Do try this at home!

Take a Slinky or a generic version thereof — the bigger, the better. Find a balcony or window a few stories above ground, making sure that outside, there aren’t any passersby coming. Dangle the Slinky out the window until it is mostly still. You’ll want the other end of the Slinky to be about half way to the ground — if it isn’t, go up another few stories. If you have the required distance, count to five and let the Slinky go.

The top will fall. The bottom will wait until the top gets there.

Don’t have a Slinky handy? Or can’t get to a third story window? Watch the video below (or check out this animated gif):

See? The top falls. The bottom waits.

What’s going on here? The Slinky comes with a small, barely visible jet pack which allows– no, wait.

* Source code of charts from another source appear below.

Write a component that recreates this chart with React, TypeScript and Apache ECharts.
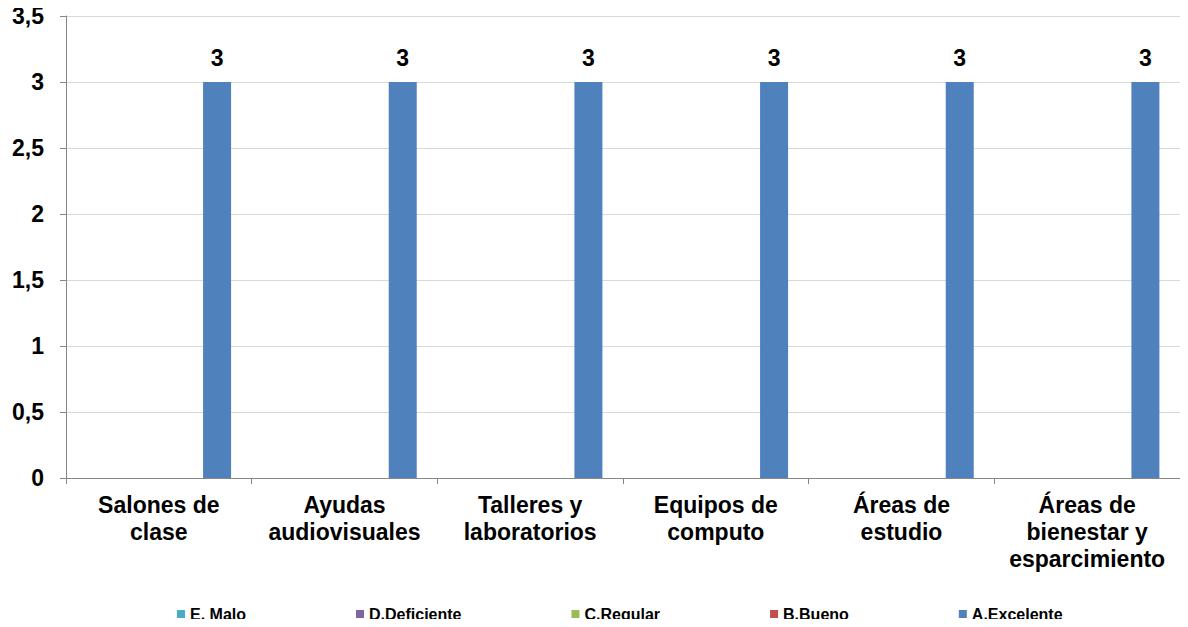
import React, { useEffect, useRef } from "react";
import * as echarts from "echarts";

const categories = [
  "Salones de\nclase",
  "Ayudas\naudiovisuales",
  "Talleres y\nlaboratorios",
  "Equipos de\ncomputo",
  "Áreas de\nestudio",
  "Áreas de\nbienestar y\nesparcimiento",
];
const seriesNames = ["E. Malo", "D.Deficiente", "C.Regular", "B.Bueno", "A.Excelente"];
const seriesColors = ["#4bacc6", "#8064a2", "#9bbb59", "#c0504d", "#4f81bd"];
const malo = [0, 0, 0, 0, 0, 0];
const deficiente = [0, 0, 0, 0, 0, 0];
const regular = [0, 0, 0, 0, 0, 0];
const bueno = [0, 0, 0, 0, 0, 0];
const excelente = [3, 3, 3, 3, 3, 3];
const seriesData = [malo, deficiente, regular, bueno, excelente];

export default function App() {
  const ref = useRef<HTMLDivElement>(null);
  useEffect(() => {
    if (!ref.current) return;
    const chart = echarts.init(ref.current, null, { renderer: "svg" });
    const font = "Liberation Sans, Arial, sans-serif";
    chart.setOption({
      animation: false,
      grid: { left: 66, right: 8, top: 16, bottom: 149, containLabel: false },
      legend: {
        left: 177,
        top: 606,
        padding: 0,
        itemWidth: 8,
        itemHeight: 8,
        itemGap: 110,
        icon: "rect",
        textStyle: { fontFamily: font, fontWeight: "bold", fontSize: 16, color: "#000" },
        data: seriesNames,
      },
      xAxis: {
        type: "category",
        data: categories,
        axisLine: { lineStyle: { color: "#868686" } },
        axisTick: { show: true, length: 6, lineStyle: { color: "#868686" } },
        axisLabel: {
          interval: 0,
          margin: 13,
          fontFamily: font,
          fontWeight: "bold",
          fontSize: 23,
          lineHeight: 27,
          color: "#000",
        },
      },
      yAxis: {
        type: "value",
        min: 0,
        max: 3.5,
        interval: 0.5,
        axisLine: { show: true, lineStyle: { color: "#868686" } },
        axisTick: { show: true, length: 6, lineStyle: { color: "#868686" } },
        splitLine: { lineStyle: { color: "#d9d9d9" } },
        axisLabel: {
          margin: 22,
          fontFamily: font,
          fontWeight: "bold",
          fontSize: 23,
          color: "#000",
          formatter: (v: number) => String(v).replace(".", ","),
        },
      },
      series: seriesNames.map((name, i) => ({
        name,
        type: "bar",
        data: seriesData[i],
        barWidth: 28,
        barGap: "4%",
        itemStyle: { color: seriesColors[i] },
        label:
          i === 4
            ? {
                show: true,
                position: "top",
                distance: 13,
                fontFamily: font,
                fontWeight: "bold",
                fontSize: 23,
                color: "#000",
              }
            : { show: false },
      })),
    });
    return () => chart.dispose();
  }, []);
  return <div ref={ref} style={{ width: 1188, height: 627, margin: -8 }} />;
}
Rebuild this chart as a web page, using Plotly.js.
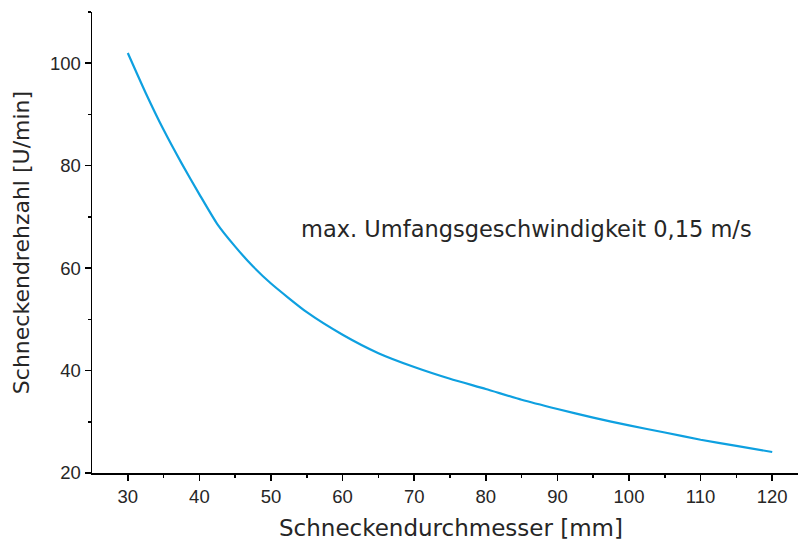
<!DOCTYPE html>
<html>
<head>
<meta charset="utf-8">
<script src="https://cdn.plot.ly/plotly-3.0.1.min.js"></script>
<style>html,body{margin:0;padding:0;background:#fff;}#chart{width:798px;height:542px;}</style>
</head>
<body>
<div id="chart"></div>
<script>
// Schneckendurchmesser [mm]
const diameter = [30, 32.5, 35, 37.5, 40, 42.5, 45, 47.5, 50, 55, 60, 65, 70, 75, 80, 85, 90, 95, 100, 105, 110, 115, 120];
// Schneckendrehzahl [U/min]
const speed = [102.0, 94.2, 87.0, 80.5, 74.4, 68.6, 64.2, 60.3, 57.0, 51.4, 47.0, 43.4, 40.7, 38.4, 36.4, 34.3, 32.5, 30.8, 29.3, 27.9, 26.5, 25.3, 24.1];
const xTicks = [30, 40, 50, 60, 70, 80, 90, 100, 110, 120];
const yTicks = [20, 40, 60, 80, 100];
const xTitle = 'Schneckendurchmesser [mm]';
const yTitle = 'Schneckendrehzahl [U/min]';
const noteText = 'max. Umfangsgeschwindigkeit 0,15 m/s';

const tickFont = 'Liberation Sans, Arial, sans-serif';
const textFont = 'DejaVu Sans, sans-serif';
const textCol = '#262626';

Plotly.newPlot('chart', [{
  x: diameter, y: speed, type: 'scatter', mode: 'lines',
  line: {color: '#0ea0e0', width: 2.2, shape: 'spline', smoothing: 0.6},
  hoverinfo: 'skip'
}], {
  width: 798, height: 542,
  margin: {l: 92, r: 0, t: 12, b: 69},
  paper_bgcolor: '#fff', plot_bgcolor: '#fff',
  showlegend: false,
  font: {family: tickFont, color: textCol},
  xaxis: {
    range: [25, 123.6], tickvals: xTicks, ticktext: xTicks.map(String),
    showline: true, linecolor: '#000', linewidth: 1.5,
    ticks: 'outside', ticklen: 6, tickwidth: 1.5, tickcolor: '#000',
    minor: {tickvals: [35, 45, 55, 65, 75, 85, 95, 105, 115], ticks: 'outside', ticklen: 3, tickwidth: 1.5, tickcolor: '#000'},
    showgrid: false, zeroline: false,
    tickfont: {size: 18.5, color: textCol, family: tickFont}
  },
  yaxis: {
    range: [20, 110], tickvals: yTicks, ticktext: yTicks.map(String),
    showline: true, linecolor: '#000', linewidth: 1.5,
    ticks: 'outside', ticklen: 6, tickwidth: 1.5, tickcolor: '#000',
    minor: {tickvals: [30, 50, 70, 90, 110], ticks: 'outside', ticklen: 3, tickwidth: 1.5, tickcolor: '#000'},
    showgrid: false, zeroline: false,
    tickfont: {size: 18.5, color: textCol, family: tickFont},
    title: {text: yTitle, font: {size: 22, color: textCol, family: textFont}, standoff: 14}
  },
  annotations: [{
    x: 85.65, y: 67.7, xref: 'x', yref: 'y', text: noteText, showarrow: false,
    font: {size: 22.5, color: textCol, family: textFont}, xanchor: 'center', yanchor: 'middle'
  }, {
    x: 0.508, y: 0, xref: 'paper', yref: 'paper', yshift: -54.5, text: xTitle, showarrow: false,
    font: {size: 23, color: textCol, family: textFont}, xanchor: 'center', yanchor: 'middle'
  }]
}, {staticPlot: true});
</script>
</body>
</html>
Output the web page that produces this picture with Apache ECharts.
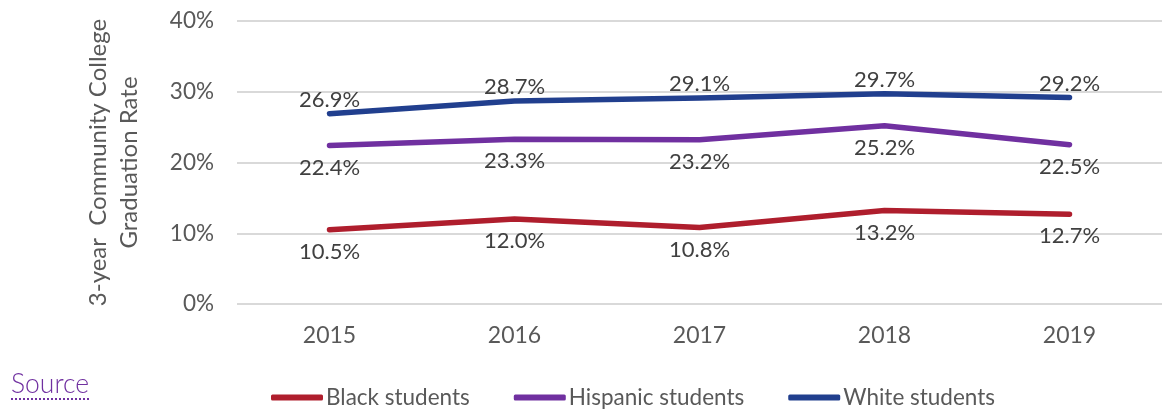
<!DOCTYPE html>
<html>
<head>
<meta charset="utf-8">
<script src="https://cdn.jsdelivr.net/npm/echarts@6/dist/echarts.min.js"></script>
<style>
  html, body { margin: 0; padding: 0; background: #fff; }
  #chart { width: 1162px; height: 410px; }
  #source {
    position: absolute; left: 11px; top: 368px;
    font-family: Lato, sans-serif; font-weight: 300; font-size: 26.5px;
    color: #7030A0; border-bottom: 2px dotted #7030A0; line-height: 30px;
  }
</style>
</head>
<body>
<div id="chart"></div>
<div id="source">Source</div>
<script>
// Three-year community college graduation rates by student group
const years = ['2015', '2016', '2017', '2018', '2019'];
const blackStudents = [10.5, 12.0, 10.8, 13.2, 12.7];
const hispanicStudents = [22.4, 23.3, 23.2, 25.2, 22.5];
const whiteStudents = [26.9, 28.7, 29.1, 29.7, 29.2];

const chart = echarts.init(document.getElementById('chart'));
const font = 'Lato, sans-serif';

function lineSeries(name, data, color, labelPos, dist) {
  return {
    name: name,
    type: 'line',
    data: data,
    symbol: 'circle',
    symbolSize: 0,
    showSymbol: true,
    lineStyle: { color: color, width: 5.5, cap: 'round', join: 'round' },
    itemStyle: { color: color },
    label: {
      show: true,
      position: labelPos,
      distance: dist,
      fontFamily: font,
      fontSize: 22,
      color: '#404040',
      formatter: p => p.value.toFixed(1) + '%'
    },
    labelLayout: { hideOverlap: false }
  };
}

chart.setOption({
  animation: false,
  grid: { left: 237, right: -10, top: 21, bottom: 106, containLabel: false },
  xAxis: {
    type: 'category',
    data: years,
    boundaryGap: true,
    axisLine: { show: false },
    axisTick: { show: false },
    axisLabel: { fontFamily: font, fontSize: 23, color: '#595959', margin: 20 }
  },
  yAxis: {
    type: 'value',
    min: 0, max: 40, interval: 10,
    axisLabel: { fontFamily: font, fontSize: 22.5, color: '#595959', margin: 23, formatter: '{value}%' },
    splitLine: { lineStyle: { color: '#d9d9d9', width: 2 } },
    name: '3-year  Community College\nGraduation Rate',
    nameLocation: 'middle',
    nameGap: 92,
    nameTextStyle: { fontFamily: font, fontSize: 24, color: '#595959', lineHeight: 31 }
  },
  legend: {
    bottom: -4,
    left: 266,
    itemWidth: 52,
    itemHeight: 6,
    itemGap: 44,
    icon: 'roundRect',
    textStyle: { fontFamily: font, fontSize: 22.5, color: '#595959', padding: [0, 0, 0, -2] },
    data: ['Black students', 'Hispanic students', 'White students']
  },
  series: [
    lineSeries('Black students', blackStudents, '#AF1E2D', 'bottom', 11),
    lineSeries('Hispanic students', hispanicStudents, '#7030A0', 'bottom', 11),
    lineSeries('White students', whiteStudents, '#213F8E', 'top', 3)
  ]
});
</script>
</body>
</html>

It’s just physics, even if counterintuitively so.

Let’s start with gravity. Drop something — a ball, your cell phone (which certainly happens all too often), a Slinky, or anything, and gravity will start to pull it down. That’s pretty straightforward. It’s why the top of the Slinky immediately falls once released, and it’s why we expect the rest of the Slinky to fall as well. But that’s not the only force acting on the Slinky. There’s also the tension in the spring.

From the perspective of the Slinky’s bottom, the tension is an upward force. Literally, the tension is pulling the bottom of the Slinky back up toward the top. When you are holding the top end of the Slinky, tension is what keeps it from unraveling entirely and falling to the ground as it stretches and dangles. When you drop it, the spring’s tension doesn’t just disappear, It’s still there and, in this case, pulling up at the same rate that gravity is pulling it downward. So the bottom stays in place as the Slinky compresses.

But in the end, gravity wins. When the top and bottom meet, the tension goes to zero, and the bottom of the Slinky joins the top in its descent back to the ground.